=== Recorded data ===
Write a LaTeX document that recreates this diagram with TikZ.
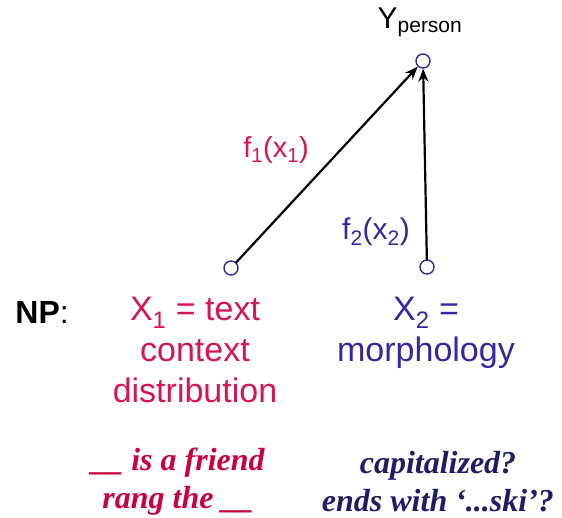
\documentclass[tikz,border=0pt]{standalone}
\usepackage{fontspec}
\setmainfont{Liberation Sans}
\newfontfamily\exfont{Liberation Serif}
\usetikzlibrary{arrows.meta}
\definecolor{featred}{RGB}{214,22,82}
\definecolor{featblue}{RGB}{52,40,160}
\definecolor{exred}{RGB}{200,0,60}
\definecolor{exblue}{RGB}{30,30,100}
\tikzstyle{every path}=[line width=2.2pt,line cap=round,line join=round]
\tikzset{
	var/.style={circle,draw=featblue,fill=white,line width=1.4pt,minimum size=14pt,inner sep=0pt},
	feat/.style={align=center,font=\fontsize{34}{41}\selectfont},
	ex/.style={align=center,font=\exfont\bfseries\itshape\fontsize{32}{38}\selectfont},
}

\begin{document}
\begin{tikzpicture}[x=1pt,y=-1pt]
		\tikzstyle{arrow} = [-{Stealth[length=13pt, width=10pt]}]
		\useasboundingbox (0,0) rectangle (562,517);
		
		% variables
		\node[var] (Y) at (423,61) {};
		\node[var] (X1) at (231,268) {};
		\node[var] (X2) at (427,267) {};
		\node[font=\fontsize{30}{32}\selectfont] (Ylab) at (420,22) {Y\textsubscript{person}};
		
		% features
		\draw[arrow] (X1) -- (Y);
		\draw[arrow] (X2) -- (Y);
		\node[text=featred,font=\fontsize{29}{32}\selectfont] (f1) at (276,150) {f\textsubscript{1}(x\textsubscript{1})};
		\node[text=featblue,font=\fontsize{30}{32}\selectfont] (f2) at (376,232) {f\textsubscript{2}(x\textsubscript{2})};
		
		\node[font=\bfseries\fontsize{32}{34}\selectfont,anchor=west] (NP) at (11,312) {NP\mdseries:};
		\node[feat,text=featred,anchor=north] (x1txt) at (195,293) {X\textsubscript{1} = text\\context\\distribution};
		\node[feat,text=featblue,anchor=north] (x2txt) at (426,293) {X\textsubscript{2} =\\morphology};
		
		% examples
		\node[ex,text=exred] (ex1) at (178,482) {\_\_ is a friend\\rang the \_\_};
		\node[ex,text=exblue] (ex2) at (438,482) {capitalized?\\ends with ‘...ski’?};
		
	\end{tikzpicture}
\end{document}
===
What this task involves: Give every line back word for word and leave the pictures out.

Task solution:
Write a LaTeX document that recreates this diagram with TikZ.
\documentclass[tikz,border=0pt]{standalone}
\usepackage{fontspec}
\setmainfont{Liberation Sans}
\newfontfamily\exfont{Liberation Serif}
\usetikzlibrary{arrows.meta}
\definecolor{featred}{RGB}{214,22,82}
\definecolor{featblue}{RGB}{52,40,160}
\definecolor{exred}{RGB}{200,0,60}
\definecolor{exblue}{RGB}{30,30,100}
\tikzstyle{every path}=[line width=2.2pt,line cap=round,line join=round]
\tikzset{
	var/.style={circle,draw=featblue,fill=white,line width=1.4pt,minimum size=14pt,inner sep=0pt},
	feat/.style={align=center,font=\fontsize{34}{41}\selectfont},
	ex/.style={align=center,font=\exfont\bfseries\itshape\fontsize{32}{38}\selectfont},
}

\begin{document}
\begin{tikzpicture}[x=1pt,y=-1pt]
		\tikzstyle{arrow} = [-{Stealth[length=13pt, width=10pt]}]
		\useasboundingbox (0,0) rectangle (562,517);
		
		% variables
		\node[var] (Y) at (423,61) {};
		\node[var] (X1) at (231,268) {};
		\node[var] (X2) at (427,267) {};
		\node[font=\fontsize{30}{32}\selectfont] (Ylab) at (420,22) {Y\textsubscript{person}};
		
		% features
		\draw[arrow] (X1) -- (Y);
		\draw[arrow] (X2) -- (Y);
		\node[text=featred,font=\fontsize{29}{32}\selectfont] (f1) at (276,150) {f\textsubscript{1}(x\textsubscript{1})};
		\node[text=featblue,font=\fontsize{30}{32}\selectfont] (f2) at (376,232) {f\textsubscript{2}(x\textsubscript{2})};
		
		\node[font=\bfseries\fontsize{32}{34}\selectfont,anchor=west] (NP) at (11,312) {NP\mdseries:};
		\node[feat,text=featred,anchor=north] (x1txt) at (195,293) {X\textsubscript{1} = text\\context\\distribution};
		\node[feat,text=featblue,anchor=north] (x2txt) at (426,293) {X\textsubscript{2} =\\morphology};
		
		% examples
		\node[ex,text=exred] (ex1) at (178,482) {\_\_ is a friend\\rang the \_\_};
		\node[ex,text=exblue] (ex2) at (438,482) {capitalized?\\ends with ‘...ski’?};
		
	\end{tikzpicture}
\end{document}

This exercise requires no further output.